> What to work on:
Reproduce the listing below without changes, except that pictures are left out.

> Data shown:
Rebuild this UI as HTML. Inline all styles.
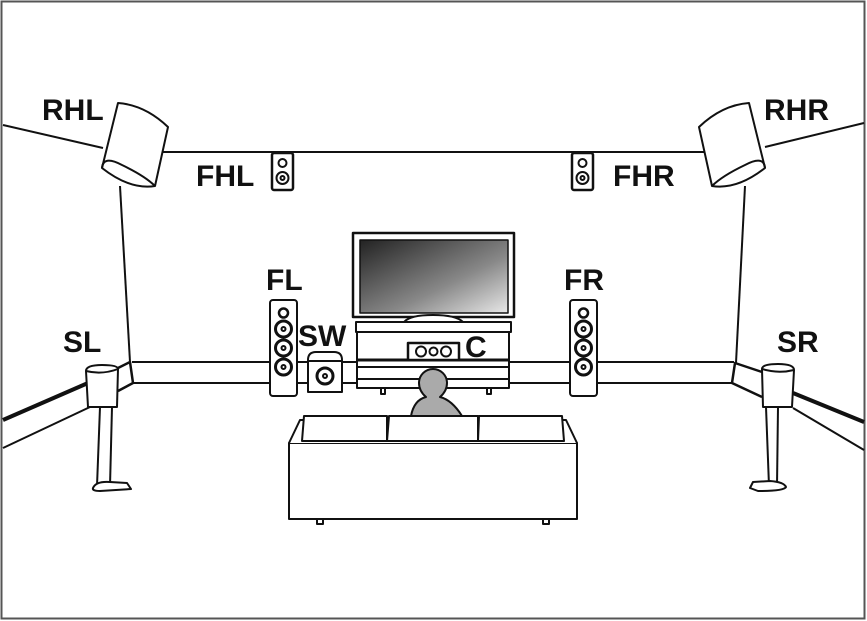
<!DOCTYPE html>
<html><head><meta charset="utf-8"><style>
html,body{margin:0;padding:0;background:#fff;}
svg{display:block;}
text{font-family:"Liberation Sans",sans-serif;font-weight:bold;font-size:30px;fill:#111;}
</style></head><body>
<svg width="867" height="621" viewBox="0 0 867 621" xmlns="http://www.w3.org/2000/svg">
<defs>
<linearGradient id="scr" x1="0" y1="0" x2="1" y2="1">
<stop offset="0" stop-color="#222"/><stop offset="0.6" stop-color="#888"/><stop offset="1" stop-color="#e8e8e8"/>
</linearGradient>
</defs>
<rect x="1.5" y="1.5" width="863" height="617" fill="#fff" stroke="#555" stroke-width="2"/>
<g fill="none" stroke="#111" stroke-width="2" stroke-linejoin="round">
<line x1="3" y1="125" x2="103" y2="148"/>
<line x1="160" y1="152" x2="707" y2="152"/>
<line x1="765" y1="147" x2="864" y2="123"/>
<line x1="120" y1="186" x2="130" y2="362"/>
<line x1="745" y1="186" x2="736" y2="363"/>
<line x1="132" y1="362" x2="734" y2="362"/>
<line x1="133" y1="383" x2="732" y2="383"/>
<path d="M118 368 L130 362 L133 383 L118 391" stroke-width="2.5"/>
<path d="M762 372 L735 363 L732 383 L762 397" stroke-width="2.5"/>
<line x1="3" y1="420" x2="88" y2="383" stroke-width="4"/>
<line x1="3" y1="448" x2="90" y2="407"/>
<line x1="793" y1="393" x2="864" y2="422" stroke-width="4"/>
<line x1="793" y1="408" x2="864" y2="450"/>
<!-- RHL -->
<path d="M118 103 Q145 105 168 127 L155 186 Q130 190 102 168 Z" fill="#fff"/>
<path d="M102 168 Q103 155 122 165 Q145 176 155 186"/>
<!-- RHR -->
<path d="M749 103 Q722 105 699 127 L712 186 Q737 190 765 168 Z" fill="#fff"/>
<path d="M765 168 Q764 155 745 165 Q722 176 712 186"/>
<!-- FHL/FHR -->
<rect x="272" y="153" width="21" height="37" rx="2" fill="#fff" stroke-width="2.5"/>
<circle cx="282.5" cy="163" r="4"/><circle cx="282.5" cy="178" r="6"/><circle cx="282.5" cy="178" r="2"/>
<rect x="572" y="153" width="21" height="37" rx="2" fill="#fff" stroke-width="2.5"/>
<circle cx="582.5" cy="163" r="4"/><circle cx="582.5" cy="178" r="6"/><circle cx="582.5" cy="178" r="2"/>
<!-- TV -->
<rect x="353" y="233" width="161" height="84" fill="#fff" stroke-width="2.5"/>
<rect x="360" y="240" width="148" height="73" fill="url(#scr)" stroke-width="1.5"/>
<path d="M404 322 Q410 315 433 315 Q456 315 463 322" fill="#fff"/>
<rect x="356" y="322" width="155" height="10" fill="#fff"/>
<rect x="357" y="332" width="152" height="56" fill="#fff"/>
<line x1="357" y1="360" x2="509" y2="360" stroke-width="3"/>
<line x1="357" y1="367" x2="509" y2="367"/>
<line x1="357" y1="379" x2="509" y2="379"/>
<rect x="381" y="388" width="4" height="6"/><rect x="487" y="388" width="4" height="6"/>
<rect x="408" y="343" width="51" height="17" fill="#fff" stroke-width="2.5"/>
<circle cx="421" cy="351.5" r="5"/><circle cx="433.5" cy="351.5" r="4"/><circle cx="446" cy="351.5" r="5"/>
<!-- FL -->
<rect x="270" y="300" width="27" height="96" rx="3" fill="#fff"/>
<circle cx="283.5" cy="313" r="4.5" stroke-width="2.5"/>
<circle cx="283.5" cy="329" r="8" stroke-width="3"/><circle cx="283.5" cy="329" r="2"/>
<circle cx="283.5" cy="348" r="8" stroke-width="3"/><circle cx="283.5" cy="348" r="2"/>
<circle cx="283.5" cy="367" r="8" stroke-width="3"/><circle cx="283.5" cy="367" r="2"/>
<!-- FR -->
<rect x="570" y="300" width="27" height="96" rx="3" fill="#fff"/>
<circle cx="583.5" cy="313" r="4.5" stroke-width="2.5"/>
<circle cx="583.5" cy="329" r="8" stroke-width="3"/><circle cx="583.5" cy="329" r="2"/>
<circle cx="583.5" cy="348" r="8" stroke-width="3"/><circle cx="583.5" cy="348" r="2"/>
<circle cx="583.5" cy="367" r="8" stroke-width="3"/><circle cx="583.5" cy="367" r="2"/>
<!-- SW -->
<path d="M308 392 L308 360 Q308 352 316 352 L334 352 Q342 352 342 360 L342 392 Z" fill="#fff"/>
<line x1="308" y1="361" x2="342" y2="361"/>
<circle cx="325" cy="376" r="8" stroke-width="3"/><circle cx="325" cy="376" r="2"/>
<!-- person -->
<path d="M411 416 Q414 400 426 397 Q419 391 419 383 A14 14 0 0 1 447 383 Q447 391 440 397 Q452 400 462 416 Z" fill="#aaa"/>
<!-- sofa -->
<rect x="289" y="443" width="288" height="76" fill="#fff"/>
<path d="M289 443 L300 420 L566 420 L577 443" fill="#fff"/>
<path d="M302 441 L304 416 L387 416 L387 441 Z" fill="#fff"/>
<path d="M387 441 L389 416 L478 416 L478 441 Z" fill="#fff"/>
<path d="M478 441 L479 416 L562 416 L564 441 Z" fill="#fff"/>
<rect x="317" y="519" width="6" height="5"/><rect x="543" y="519" width="6" height="5"/>
<!-- SL -->
<path d="M100 407 L97 486"/><path d="M112 407 L110 486"/>
<path d="M93 488 Q96 481 110 482 L127 483 L131 489 L100 491 Q92 491 93 488 Z" fill="#fff"/>
<path d="M86 371 Q86 365 102 365 Q118 365 118 369 L117 407 L88 407 Z" fill="#fff"/>
<path d="M86 371 Q102 375 118 369"/>
<!-- SR -->
<path d="M766 407 L769 486"/><path d="M778 407 L777 486"/>
<path d="M750 488 L753 482 L770 481 Q784 482 786 487 Q784 491 758 491 Z" fill="#fff"/>
<path d="M762 369 Q762 364 778 364 Q794 364 794 370 L792 407 L763 407 Z" fill="#fff"/>
<path d="M762 369 Q778 374 794 370"/>
</g>
<text x="42" y="120">RHL</text>
<text x="196" y="186">FHL</text>
<text x="266" y="290">FL</text>
<text x="63" y="352">SL</text>
<text x="298" y="346">SW</text>
<text x="465" y="357">C</text>
<text x="564" y="290">FR</text>
<text x="613" y="186">FHR</text>
<text x="764" y="120">RHR</text>
<text x="777" y="352">SR</text>
</svg>
</body></html>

> Task result:
Rebuild this UI as HTML. Inline all styles.
<!DOCTYPE html>
<html><head><meta charset="utf-8"><style>
html,body{margin:0;padding:0;background:#fff;}
svg{display:block;}
text{font-family:"Liberation Sans",sans-serif;font-weight:bold;font-size:30px;fill:#111;}
</style></head><body>
<svg width="867" height="621" viewBox="0 0 867 621" xmlns="http://www.w3.org/2000/svg">
<defs>
<linearGradient id="scr" x1="0" y1="0" x2="1" y2="1">
<stop offset="0" stop-color="#222"/><stop offset="0.6" stop-color="#888"/><stop offset="1" stop-color="#e8e8e8"/>
</linearGradient>
</defs>
<rect x="1.5" y="1.5" width="863" height="617" fill="#fff" stroke="#555" stroke-width="2"/>
<g fill="none" stroke="#111" stroke-width="2" stroke-linejoin="round">
<line x1="3" y1="125" x2="103" y2="148"/>
<line x1="160" y1="152" x2="707" y2="152"/>
<line x1="765" y1="147" x2="864" y2="123"/>
<line x1="120" y1="186" x2="130" y2="362"/>
<line x1="745" y1="186" x2="736" y2="363"/>
<line x1="132" y1="362" x2="734" y2="362"/>
<line x1="133" y1="383" x2="732" y2="383"/>
<path d="M118 368 L130 362 L133 383 L118 391" stroke-width="2.5"/>
<path d="M762 372 L735 363 L732 383 L762 397" stroke-width="2.5"/>
<line x1="3" y1="420" x2="88" y2="383" stroke-width="4"/>
<line x1="3" y1="448" x2="90" y2="407"/>
<line x1="793" y1="393" x2="864" y2="422" stroke-width="4"/>
<line x1="793" y1="408" x2="864" y2="450"/>
<!-- RHL -->
<path d="M118 103 Q145 105 168 127 L155 186 Q130 190 102 168 Z" fill="#fff"/>
<path d="M102 168 Q103 155 122 165 Q145 176 155 186"/>
<!-- RHR -->
<path d="M749 103 Q722 105 699 127 L712 186 Q737 190 765 168 Z" fill="#fff"/>
<path d="M765 168 Q764 155 745 165 Q722 176 712 186"/>
<!-- FHL/FHR -->
<rect x="272" y="153" width="21" height="37" rx="2" fill="#fff" stroke-width="2.5"/>
<circle cx="282.5" cy="163" r="4"/><circle cx="282.5" cy="178" r="6"/><circle cx="282.5" cy="178" r="2"/>
<rect x="572" y="153" width="21" height="37" rx="2" fill="#fff" stroke-width="2.5"/>
<circle cx="582.5" cy="163" r="4"/><circle cx="582.5" cy="178" r="6"/><circle cx="582.5" cy="178" r="2"/>
<!-- TV -->
<rect x="353" y="233" width="161" height="84" fill="#fff" stroke-width="2.5"/>
<rect x="360" y="240" width="148" height="73" fill="url(#scr)" stroke-width="1.5"/>
<path d="M404 322 Q410 315 433 315 Q456 315 463 322" fill="#fff"/>
<rect x="356" y="322" width="155" height="10" fill="#fff"/>
<rect x="357" y="332" width="152" height="56" fill="#fff"/>
<line x1="357" y1="360" x2="509" y2="360" stroke-width="3"/>
<line x1="357" y1="367" x2="509" y2="367"/>
<line x1="357" y1="379" x2="509" y2="379"/>
<rect x="381" y="388" width="4" height="6"/><rect x="487" y="388" width="4" height="6"/>
<rect x="408" y="343" width="51" height="17" fill="#fff" stroke-width="2.5"/>
<circle cx="421" cy="351.5" r="5"/><circle cx="433.5" cy="351.5" r="4"/><circle cx="446" cy="351.5" r="5"/>
<!-- FL -->
<rect x="270" y="300" width="27" height="96" rx="3" fill="#fff"/>
<circle cx="283.5" cy="313" r="4.5" stroke-width="2.5"/>
<circle cx="283.5" cy="329" r="8" stroke-width="3"/><circle cx="283.5" cy="329" r="2"/>
<circle cx="283.5" cy="348" r="8" stroke-width="3"/><circle cx="283.5" cy="348" r="2"/>
<circle cx="283.5" cy="367" r="8" stroke-width="3"/><circle cx="283.5" cy="367" r="2"/>
<!-- FR -->
<rect x="570" y="300" width="27" height="96" rx="3" fill="#fff"/>
<circle cx="583.5" cy="313" r="4.5" stroke-width="2.5"/>
<circle cx="583.5" cy="329" r="8" stroke-width="3"/><circle cx="583.5" cy="329" r="2"/>
<circle cx="583.5" cy="348" r="8" stroke-width="3"/><circle cx="583.5" cy="348" r="2"/>
<circle cx="583.5" cy="367" r="8" stroke-width="3"/><circle cx="583.5" cy="367" r="2"/>
<!-- SW -->
<path d="M308 392 L308 360 Q308 352 316 352 L334 352 Q342 352 342 360 L342 392 Z" fill="#fff"/>
<line x1="308" y1="361" x2="342" y2="361"/>
<circle cx="325" cy="376" r="8" stroke-width="3"/><circle cx="325" cy="376" r="2"/>
<!-- person -->
<path d="M411 416 Q414 400 426 397 Q419 391 419 383 A14 14 0 0 1 447 383 Q447 391 440 397 Q452 400 462 416 Z" fill="#aaa"/>
<!-- sofa -->
<rect x="289" y="443" width="288" height="76" fill="#fff"/>
<path d="M289 443 L300 420 L566 420 L577 443" fill="#fff"/>
<path d="M302 441 L304 416 L387 416 L387 441 Z" fill="#fff"/>
<path d="M387 441 L389 416 L478 416 L478 441 Z" fill="#fff"/>
<path d="M478 441 L479 416 L562 416 L564 441 Z" fill="#fff"/>
<rect x="317" y="519" width="6" height="5"/><rect x="543" y="519" width="6" height="5"/>
<!-- SL -->
<path d="M100 407 L97 486"/><path d="M112 407 L110 486"/>
<path d="M93 488 Q96 481 110 482 L127 483 L131 489 L100 491 Q92 491 93 488 Z" fill="#fff"/>
<path d="M86 371 Q86 365 102 365 Q118 365 118 369 L117 407 L88 407 Z" fill="#fff"/>
<path d="M86 371 Q102 375 118 369"/>
<!-- SR -->
<path d="M766 407 L769 486"/><path d="M778 407 L777 486"/>
<path d="M750 488 L753 482 L770 481 Q784 482 786 487 Q784 491 758 491 Z" fill="#fff"/>
<path d="M762 369 Q762 364 778 364 Q794 364 794 370 L792 407 L763 407 Z" fill="#fff"/>
<path d="M762 369 Q778 374 794 370"/>
</g>
<text x="42" y="120">RHL</text>
<text x="196" y="186">FHL</text>
<text x="266" y="290">FL</text>
<text x="63" y="352">SL</text>
<text x="298" y="346">SW</text>
<text x="465" y="357">C</text>
<text x="564" y="290">FR</text>
<text x="613" y="186">FHR</text>
<text x="764" y="120">RHR</text>
<text x="777" y="352">SR</text>
</svg>
</body></html>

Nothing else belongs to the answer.